Eat New Brunswick Puts Local Food First in Fredericton

9 10 2014

‘Eat New Brunswick’ aims to put more local food into restaurants

Fredericton restaurants are encouraged to create meals made only from local food

CBC News Posted: Oct 09, 2014 12:33 PM AT Last Updated: Oct 09, 2014 12:33 PM AT

(Note: CBC does not endorse and is not responsible for the content of external links.)

A new initiative in Fredericton is encouraging restaurants to create meals that are made entirely from food produced in New Brunswick.

Ben Conoley

Ben Conoley came up with the Eat New Brunswick campaign and hopes to expand it beyond Fredericton next year. (CBC)

Ben Conoley came up with the Eat New Brunswick campaign and the rules are pretty simple: come up with a dish that can be served between Oct. 2 and 26 that is made from local food.

Conoley said the initiative is a way to help local restaurants and local farmers.

“Something that they were looking for an excuse for anyway, for a reason to bring in local food. Something that the customers were asking for,” he said.

There are 14 restaurants participating in the Eat New Brunswick campaign.

Aaron Fraser, the chef at the King Street Ale House, created lamb meatballs with blueberry barbecue sauce for the campaign.

He said the herbs come from his own garden and the lamb was sourced from Sussex. The apples and blueberries were also from New Brunswick.

Doug Williams

Doug Williams, who owns two Fredericton restaurants, said he welcomes the chance to add more local food to his menu, but he points out there are some challenges to doing so. (CBC)

Doug Williams, the owner of the King Street Ale House and Brewbakers, said he welcomes the chance to showcase local producers in his restaurants.

“I just think it’s really important that we go out and support them. It’s the only way we’re going to get more people producing food here in New Brunswick,” Williams said.

However, it’s not easy for restaurants to assist local producers.

Williams said homegrown products are often more expensive and they are more complicated to acquire.

“It’s easier to go to one great big grocery store and buy all your things, than it is to shop in other, smaller stores and things like that,” he said.

“The same with retail. So there is the work part of it. There’s quite a bit more work that goes into it.”

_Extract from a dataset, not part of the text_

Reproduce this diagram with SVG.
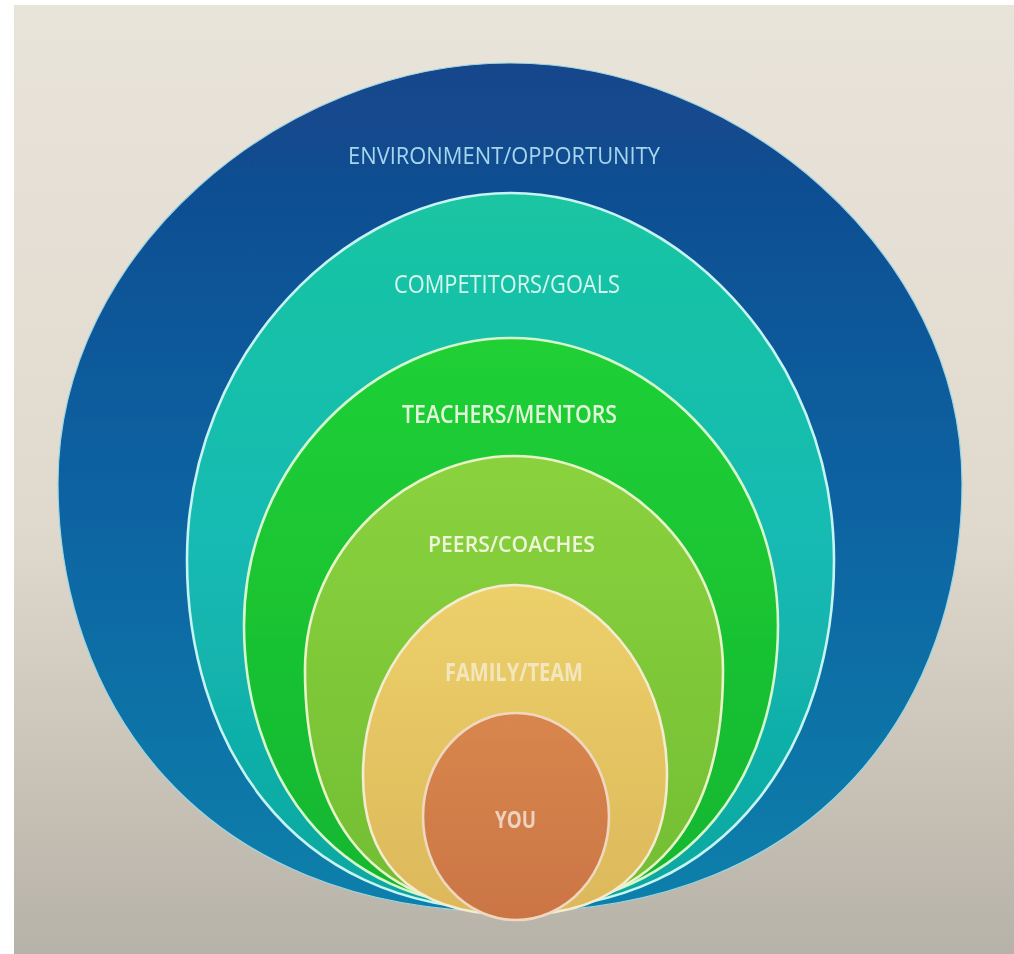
<svg xmlns="http://www.w3.org/2000/svg" width="1014" height="954" viewBox="0 0 1014 954">
  <defs>
    <linearGradient id="bg" x1="0" y1="0" x2="0" y2="1">
      <stop offset="0" stop-color="#e9e4da"/>
      <stop offset="0.55" stop-color="#e0d9ce"/>
      <stop offset="1" stop-color="#b7b2a7"/>
    </linearGradient>
    <linearGradient id="gBlue" gradientUnits="userSpaceOnUse" x1="0" y1="63" x2="0" y2="912">
      <stop offset="0" stop-color="#13468b"/>
      <stop offset="0.5" stop-color="#0c62a1"/>
      <stop offset="1" stop-color="#0b80ab"/>
    </linearGradient>
    <linearGradient id="gTeal" gradientUnits="userSpaceOnUse" x1="0" y1="193" x2="0" y2="910">
      <stop offset="0" stop-color="#1ac5a2"/>
      <stop offset="0.5" stop-color="#14bab3"/>
      <stop offset="1" stop-color="#0ea6a0"/>
    </linearGradient>
    <linearGradient id="gGreen" gradientUnits="userSpaceOnUse" x1="0" y1="338" x2="0" y2="908">
      <stop offset="0" stop-color="#20d036"/>
      <stop offset="1" stop-color="#13b62f"/>
    </linearGradient>
    <linearGradient id="gLime" gradientUnits="userSpaceOnUse" x1="0" y1="456" x2="0" y2="910">
      <stop offset="0" stop-color="#8ad23d"/>
      <stop offset="1" stop-color="#72bd34"/>
    </linearGradient>
    <linearGradient id="gYellow" gradientUnits="userSpaceOnUse" x1="0" y1="585" x2="0" y2="915">
      <stop offset="0" stop-color="#ecd06a"/>
      <stop offset="1" stop-color="#dcb85a"/>
    </linearGradient>
    <linearGradient id="gOrange" gradientUnits="userSpaceOnUse" x1="0" y1="713" x2="0" y2="920">
      <stop offset="0" stop-color="#d8864e"/>
      <stop offset="1" stop-color="#cb7544"/>
    </linearGradient>
    <filter id="soft" x="-5%" y="-5%" width="110%" height="110%">
      <feGaussianBlur stdDeviation="0.7"/>
    </filter>
  </defs>
  <style>
    .ring { stroke-width: 2.6; }
    .label { font-family: "Open Sans", "Liberation Sans", sans-serif; text-anchor: middle; }
  </style>

  <!-- backdrop: screen surface with white photo margins -->
  <rect x="0" y="0" width="1014" height="954" fill="url(#bg)"/>
  <rect x="0" y="0" width="14" height="954" fill="#ffffff"/>
  <rect x="0" y="0" width="1014" height="5" fill="#ffffff"/>

  <g filter="url(#soft)">
    <g id="environment">
      <path d="M510,63 C736,63 962,251 962,483 C962,697 826,912 510,912 C194,912 58,697 58,483 C58,251 284,63 510,63 Z" fill="url(#gBlue)" stroke="#9fd6e2" stroke-width="1.2"/>
      <text class="label" x="504" y="164" font-size="24" fill="#a6d6ec" textLength="312" lengthAdjust="spacingAndGlyphs">ENVIRONMENT/OPPORTUNITY</text>
    </g>
    <g id="competitors">
      <path class="ring" d="M510.5,193 C672,193 834,351 834,560 C834,735 737,910 510.5,910 C284,910 187,735 187,560 C187,351 349,193 510.5,193 Z" fill="url(#gTeal)" stroke="#c6f4f2"/>
      <text class="label" x="507" y="293" font-size="25" fill="#d6f6ee" textLength="226" lengthAdjust="spacingAndGlyphs">COMPETITORS/GOALS</text>
    </g>
    <g id="teachers">
      <path class="ring" d="M511,338 C644.5,338 778,461 778,625 C778,766 698,908 511,908 C324,908 244,766 244,625 C244,461 377.5,338 511,338 Z" fill="url(#gGreen)" stroke="#d6f6cc"/>
      <text class="label" x="509.5" y="423" font-size="25" font-weight="600" fill="#e2f6da" textLength="215" lengthAdjust="spacingAndGlyphs">TEACHERS/MENTORS</text>
    </g>
    <g id="peers">
      <path class="ring" d="M514,456 C618.5,456 723,548 723,670 C723,802 671,910 514,910 C357,910 305,802 305,670 C305,548 409.5,456 514,456 Z" fill="url(#gLime)" stroke="#e8f4c8"/>
      <text class="label" x="511.5" y="552" font-size="22" font-weight="600" fill="#eef5d8" textLength="167" lengthAdjust="spacingAndGlyphs">PEERS/COACHES</text>
    </g>
    <g id="family">
      <path class="ring" d="M515,585 C591,585 667,667 667,775 C667,852 629,915 515,915 C401,915 363,852 363,775 C363,667 439,585 515,585 Z" fill="url(#gYellow)" stroke="#f4ecd0"/>
      <text class="label" x="514" y="681" font-size="25" font-weight="700" fill="#f4e6bc" textLength="138" lengthAdjust="spacingAndGlyphs">FAMILY/TEAM</text>
    </g>
    <g id="you">
      <ellipse class="ring" cx="516" cy="816.5" rx="93" ry="103.5" fill="url(#gOrange)" stroke="#f0d8c0"/>
      <text class="label" x="515.5" y="828" font-size="24" font-weight="700" fill="#eed2c0" textLength="41" lengthAdjust="spacingAndGlyphs">YOU</text>
    </g>
  </g>
</svg>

Challenges to selling local food

Buzz Harvey, the owner of Harvey’s Big Potato in Maugerville, said he sells most of the produce from his 50.5-hectare farm from this roadside stand. He said he would love to supply more restaurants with his produce.

He said he has tried to compete with farms in other parts of the country for the past 30 years to get his produce into nearby restaurants.

“I would say 90 per cent of the product in restaurants — vegetables — are probably from out of the province, and we get a very little bit of that business,” he said.

Courtney Steeves

Courtney Steeves of Fredericton’s Real Food Connections, said the company has offered wholesale prices to any restaurant that wants to source local food. (CBC)

That’s where Real Food Connections, a Fredericton-based business, wants to help local restaurants and farmers.

Courtney Steeves, an employee at Fredericton’s Real Food Connections, said the company connects more than 140 New Brunswick producers with customers, including restaurants.

“With Eat NB, we’ve offered wholesale prices to any restaurant that wants to source it through us,” Steeves said.

“And we’ve also connected them to farmers directly so, we’ve been that connection.”

If the Eat New Brunswick campaign is successful this year, Conoley said he wants to expand the initiative to the rest of the province next year.